Todos pretensos representantes das classes populares, pretensas esperanças para o povo pobre, supostas consolações para suas vidas de miséria e terríveis limitações sociais.
Heróis de proveta produzidos por programas de televisão, empresas de entretenimento, dramaturgia, programas religiosos etc, e que representam a manipulação midiática tão inserida no imaginário popular que ela parece natural e até acima das ideologias.
É a terrível herança da ditadura e que enfraqueceu os governos do PT, permitindo o golpe de 2016: promover como "progressistas" valores sócio-culturais trazidos pela mídia hegemônica durante a ditadura militar.
As esquerdas assimilaram tais valores, devido ao apelo sentimentalista e ao aparato de pobreza e humildade. Mas se esquecem que esses valores são compartilhados, com maior entusiasmo, pelos sociopatas da Internet.
Diante disso, bregalização e bolsonarismo não são forças antagônicas, embora elas não devam ser confundidas como se fossem a mesma coisa. Em certos contextos, estas forças atuam separadas e distantes.

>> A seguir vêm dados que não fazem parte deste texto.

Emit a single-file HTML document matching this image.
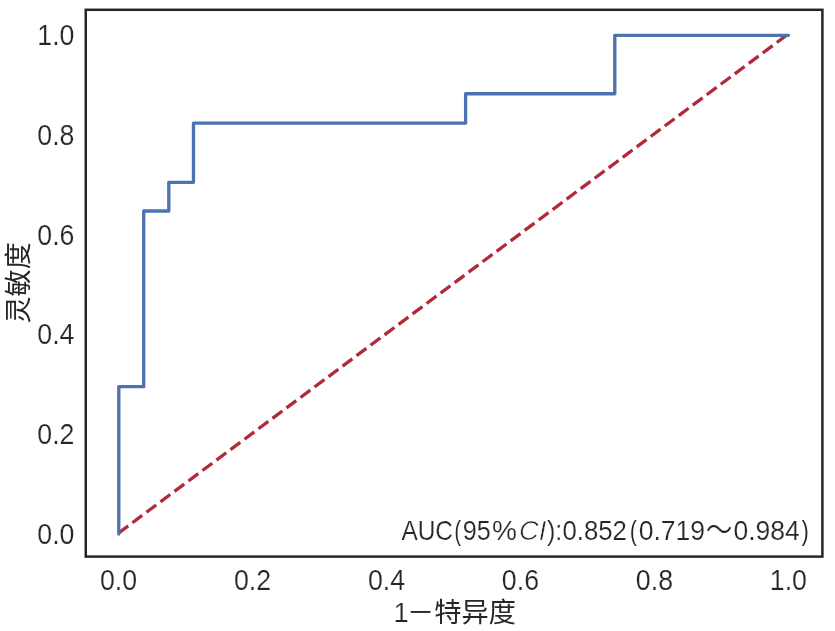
<!DOCTYPE html>
<html lang="zh">
<head>
<meta charset="utf-8">
<title>ROC</title>
<style>
html,body{margin:0;padding:0;background:#fff;}
body{width:835px;height:631px;overflow:hidden;}
svg{display:block;}
text{font-family:"Liberation Sans","Noto Sans CJK SC",sans-serif;fill:#262626;}
.tick{font-size:28px;stroke:#ffffff;stroke-width:0.2px;}
.ci{stroke-width:0.6px;}
.np{stroke:none;}
.lab{font-size:27.4px;}
</style>
</head>
<body>
<svg width="835" height="631" viewBox="0 0 835 631">
<rect x="0" y="0" width="835" height="631" fill="#ffffff"/>
<!-- diagonal reference -->
<line x1="118.8" y1="532.85" x2="788.4" y2="33.9" stroke="#b22a3a" stroke-width="3.3" stroke-dasharray="12.25 5.22" stroke-dashoffset="0.5" fill="none"/>
<!-- ROC curve -->
<polyline fill="none" stroke="#4c72b0" stroke-width="3.3" stroke-linejoin="round" stroke-linecap="round"
 points="118.8,534 118.8,386.7 143.7,386.7 143.7,211 168.8,211 168.8,182.3 193.5,182.3 193.5,123.05 465.6,123.05 465.6,93.75 614.8,93.75 614.8,35.35 788.4,35.35"/>
<!-- frame -->
<rect x="85.75" y="9.8" width="736.65" height="546.8" fill="none" stroke="#262626" stroke-width="2.5"/>
<!-- y tick labels -->
<g class="tick" text-anchor="end">
<text transform="translate(74.5,45.15) scale(0.955,1.03)">1.0</text>
<text transform="translate(74.5,144.85) scale(0.955,1.03)">0.8</text>
<text transform="translate(74.5,244.55) scale(0.955,1.03)">0.6</text>
<text transform="translate(74.5,344.25) scale(0.955,1.03)">0.4</text>
<text transform="translate(74.5,443.95) scale(0.955,1.03)">0.2</text>
<text transform="translate(74.5,543.65) scale(0.955,1.03)">0.0</text>
</g>
<!-- x tick labels -->
<g class="tick" text-anchor="middle">
<text transform="translate(118.50,589.6) scale(0.955,1.03)">0.0</text>
<text transform="translate(252.48,589.6) scale(0.955,1.03)">0.2</text>
<text transform="translate(386.46,589.6) scale(0.955,1.03)">0.4</text>
<text transform="translate(520.44,589.6) scale(0.955,1.03)">0.6</text>
<text transform="translate(654.42,589.6) scale(0.955,1.03)">0.8</text>
<text transform="translate(788.40,589.6) scale(0.955,1.03)">1.0</text>
</g>
<!-- axis labels -->
<text class="lab" y="621.6"><tspan x="393.5" font-size="27.4" stroke="#ffffff" stroke-width="0.2">1</tspan><tspan x="407.1" font-size="27.2">－特异度</tspan></text>
<text class="lab" style="font-size:27.1px" transform="translate(27.5,282.85) rotate(-90)" text-anchor="middle">灵敏度</text>
<!-- annotation -->
<text class="tick" y="539.9"><tspan x="401.40" textLength="51.58" lengthAdjust="spacingAndGlyphs">AUC</tspan><tspan x="454.49" textLength="6.43" lengthAdjust="spacingAndGlyphs" class="np">(</tspan><tspan x="462.70" textLength="28.04" lengthAdjust="spacingAndGlyphs">95</tspan><tspan x="492.10" textLength="24.91" lengthAdjust="spacingAndGlyphs">%</tspan><tspan x="518.94" textLength="27.31" lengthAdjust="spacingAndGlyphs" font-style="italic" class="ci">CI</tspan><tspan x="546.98" textLength="15.37" lengthAdjust="spacingAndGlyphs">):</tspan><tspan x="562.38" textLength="64.54" lengthAdjust="spacingAndGlyphs">0.852</tspan><tspan x="629.94" textLength="6.69" lengthAdjust="spacingAndGlyphs" class="np">(</tspan><tspan x="638.65" textLength="66.41" lengthAdjust="spacingAndGlyphs">0.719</tspan><tspan x="705.81" textLength="26.70" lengthAdjust="spacingAndGlyphs">～</tspan><tspan x="733.45" textLength="66.33" lengthAdjust="spacingAndGlyphs">0.984</tspan><tspan x="801.81" textLength="6.95" lengthAdjust="spacingAndGlyphs" class="np">)</tspan></text>
</svg>
</body>
</html>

Mas os dois entes revelam um ponto convergente: a bregalização, com todo seu apelo "popular demais", enfraquece o povo pobre, transformado em uma caricatura de si mesmos. As periferias se transformam em Disneylândias do consumismo nas condições da pobreza glamourizada.
Com o povo pobre enfraquecido culturalmente, diante de uma "cultura popular" verticalizada vinda "de cima", do rádio e da TV, cria-se as condições de debilidade que fazem com que os próprios pobres, em parte, acabem desejando ter Jair Bolsonaro presidente.
É o chamado "pobre de direita", espécie de Frankenstein da bregalização, na qual a "ditabranda do mau gosto" carrega tanto no grotesco que acaba pedindo um mito político também grotesco.
Daí que as sensações fortes em prol da morbidez dos ídolos cafonas, do erotismo forçado das siliconadas, da "filantropia de novela" dos "médiuns espíritas", do quixotismo à direita dos apresentadores de TV policialescos e da nostalgia ruralista dos "sertanejos", só trouxeram um efeito.
Esse efeito foi a catarse do moralismo raivoso e demasiado enérgico de Jair Bolsonaro e seu visual de militar cafona. Bolsonaro também é brega e ninguém sabe.